Why was Lerner worried about this being perceived as a political project?

Because any effort to reign in abuses of the 501(c)(4) provisions could easily be interpreted as partisanship, as Issa is doing now.

Subsequent events have pretty much born out her rationale for worrying about this.

4. Michael Seto, manager of EO Technical in Washington, testified that you ordered Tea Party cases to undergo a “multi-tier review.” He testified: “[Lerner] sent me email saying that when these cases need to go through multi-tier review and they will eventually have to go to Miss Kindell and the chief counsel’s office.”

And yet most of these organizations eventually got approved despite their obvious partisan nature. In fact the only cases turned down were progressive organizations.

Why did Lerner order the Tea Party cases to undergo a “multi-tier review”?

It's called due diligence. Something Fire-Bug Grand Theft Auto Issa doesn't feel necessary in his own efforts.

5. In June 2011, Lerner requested that Holly Paz obtain a copy of the tax-exempt application filed by Crossroads GPS so that her senior technical advisor, Judy Kindell, could review it and summarize the issues for Lerner.

Probably because Crossroads GPS's application was so obviously not about an organization promoting the "social welfare" that it's irregularities were obvious even to folks not directly concerned with them.

    See these references for some articles on Crossroads GPS and their blatant FEC violations:
  1. http://www.publicintegrity.org/2012/06/21/9168/nonprofit-profile-crossroads-gps?gclid=CM_ghqn3hL0CFQ2hOgodCG8A0Q
  2. http://www.factcheck.org/tag/crossroads-gps/
  3. Third Complaint to FEC
  4. "Crossroads GPS contends that all its ads are “issue ads,” which are “a position statement about, or a discussion of, public issues.” But CREW alleges that the three ads constitute independent expenditures, which are communications “expressly advocating the election or defeat of a clearly identified candidate.”
Why did Lerner want to have the Crossroads GPS application?

And of course with our Supreme Court dominated by Grafter Judges legalizing Grafts the entire 501 section of the legal code could be in jeopardy if the issue went before that corrupt court.

Issa then says:

6. In June 2012, Lerner was part of an e-mail exchange about writing new regulations on political speech for 501(c)(4) groups “off-plan” in 2013.

Anyone involved with Government knows that bureaucrats are discussing regulations all the time. It's a non issue that they discussed "about writing new regulations" before they wrote the regulations.

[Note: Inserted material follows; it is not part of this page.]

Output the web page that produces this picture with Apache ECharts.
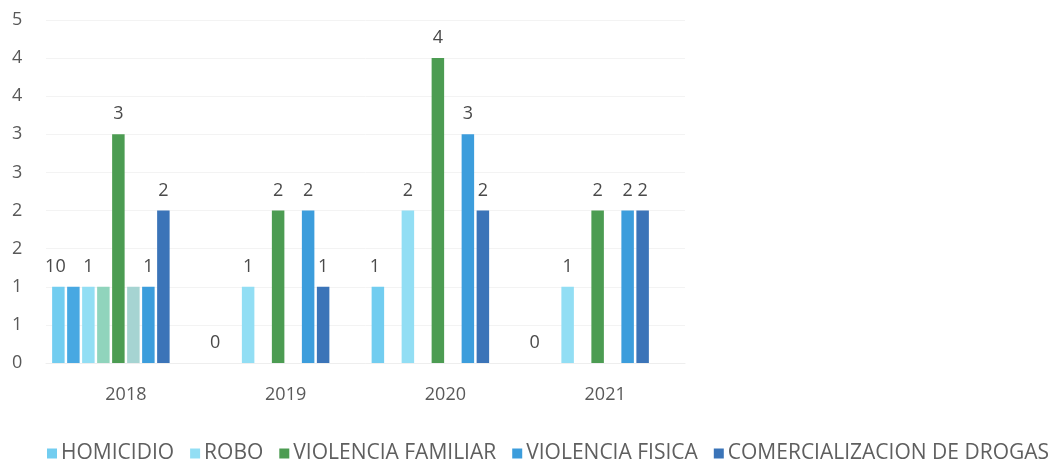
<!DOCTYPE html>
<html>
<head>
<meta charset="utf-8">
<script src="https://cdn.jsdelivr.net/npm/echarts@6/dist/echarts.min.js"></script>
<style>
html,body{margin:0;padding:0;background:#fff;}
#chart{width:1057px;height:459px;}
</style>
</head>
<body>
<div id="chart"></div>
<script>
// Categories (years)
var years = ['2018', '2019', '2020', '2021'];
// Y-axis tick labels as printed (ticks every 0.5, rounded by the source chart)
var yTickLabels = ['0', '1', '1', '2', '2', '3', '3', '4', '4', '5'];

// Visible (legend) series
var homicidio = [1, 0, 1, 0];
var robo = [1, 1, 2, 1];
var violenciaFamiliar = [3, 2, 4, 2];
var violenciaFisica = [1, 2, 3, 2];
var comercializacion = [2, 1, 2, 2];
// Label texts printed above HOMICIDIO bars
var homicidioLabels = ['10', '0', '1', '0'];

// Unnamed extra bars that appear only in 2018
var extraA = [1, '-', '-', '-'];
var extraB = [1, '-', '-', '-'];
var extraC = [1, '-', '-', '-'];
var emptySeries = ['-', '-', '-', '-'];

var legendNames = ['HOMICIDIO', 'ROBO', 'VIOLENCIA FAMILIAR', 'VIOLENCIA FISICA', 'COMERCIALIZACION DE DROGAS'];

var FONT = 'Open Sans';
var labelStyle = {
  show: true, position: 'top', distance: 11,
  fontFamily: FONT, fontSize: 18, color: '#4a4a4a'
};

function bar(name, data, color, withLabel, formatter, offset) {
  var s = {
    name: name, type: 'bar', data: data,
    barWidth: 12.5, barGap: '20%',
    itemStyle: { color: color },
    label: withLabel ? Object.assign({}, labelStyle) : { show: false },
    emphasis: { disabled: true }
  };
  if (formatter) s.label.formatter = formatter;
  if (offset) s.label.offset = offset;
  return s;
}

var chart = echarts.init(document.getElementById('chart'), null, { renderer: 'canvas' });
chart.setOption({
  animation: false,
  backgroundColor: '#ffffff',
  grid: { left: 46, right: 372, top: 20, bottom: 96, containLabel: false },
  legend: {
    data: legendNames,
    bottom: -10, left: 42, right: 0,
    itemWidth: 10, itemHeight: 10, itemGap: 16,
    icon: 'rect',
    textStyle: { fontFamily: FONT, fontSize: 21, color: '#5f5f5f', padding: [0, 0, 0, -1] }
  },
  xAxis: {
    type: 'category', data: years,
    axisLine: { show: true, lineStyle: { color: '#eeeeee' } },
    axisTick: { show: false },
    axisLabel: { fontFamily: FONT, fontSize: 18, color: '#595959', margin: 23 }
  },
  yAxis: {
    type: 'value', min: 0, max: 4.5, interval: 0.5,
    axisLine: { show: false }, axisTick: { show: false },
    splitLine: { lineStyle: { color: '#f3f3f3' } },
    axisLabel: {
      fontFamily: FONT, fontSize: 18, color: '#595959', margin: 34, align: 'left',
      formatter: function (v) { return yTickLabels[Math.round(v / 0.5)]; }
    }
  },
  series: [
    bar('HOMICIDIO', homicidio, '#72cdf0', true, function (p) { return homicidioLabels[p.dataIndex]; }, [-3, 0]),
    bar('extraA', extraA, '#48a8e2', false),
    bar('ROBO', robo, '#92def4', true),
    bar('extraB', extraB, '#90d4bc', false),
    bar('VIOLENCIA FAMILIAR', violenciaFamiliar, '#4c9c52', true),
    bar('extraC', extraC, '#a6d4d2', false),
    bar('VIOLENCIA FISICA', violenciaFisica, '#3c9ddc', true),
    bar('COMERCIALIZACION DE DROGAS', comercializacion, '#3b74b8', true),
    bar('extraD', emptySeries, '#ffffff', false),
    bar('extraE', emptySeries, '#ffffff', false)
  ]
});
</script>
</body>
</html>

Doesn’t this “off-plan” effort from 2012 contradict Administration assertions that new regulations were written in response to the 2013 TIGTA report?

More than likely those discussions went into writing the TIGTA report. Issa is blowing smoke.

7. In February 2014, President Obama stated that there was not a “smidgeon of corruption” in the IRS targeting.

Considering the IRS also targeted progressive groups doing the same sorts of tactics. Issa's comments are trying to criminalize the invocation of the 5th amendment. She has the right to refuse to testify about things that can and will be deliberately misconstrued and twisted into criminal behavior if they get in socipath Issa's hands.

If this is true, why do House Democrats believe that Lois Lerner has a well-founded fear of criminal prosecution that allows her to claim the Fifth Amendment in refusing to testify?

And indeed Lerner stated she was willing to testify if the Committee would guarantee they wouldn't misconstrue her testimony. She could be revealing something illegal that I don't know about yet, but so far I don't see anything coming out that the public hasn't known for the past years. Just the same repeated ad-nauseum talking points.

http://www.cbsnews.com/news/lois-lerner-attorney-negotiated-over-testifying-emails-show/
"For her to take the risk inherent in waiver (of her Fifth Amendment privilege), she would need assurance she is resolving her issues with the Committee."

But of course for Issa the 5th amendment only exists to protect him from prosecution from Arson charges of bomb throwing in committee. And meanwhile he wastes taxpayer money on a poor imitation of a witch hunt.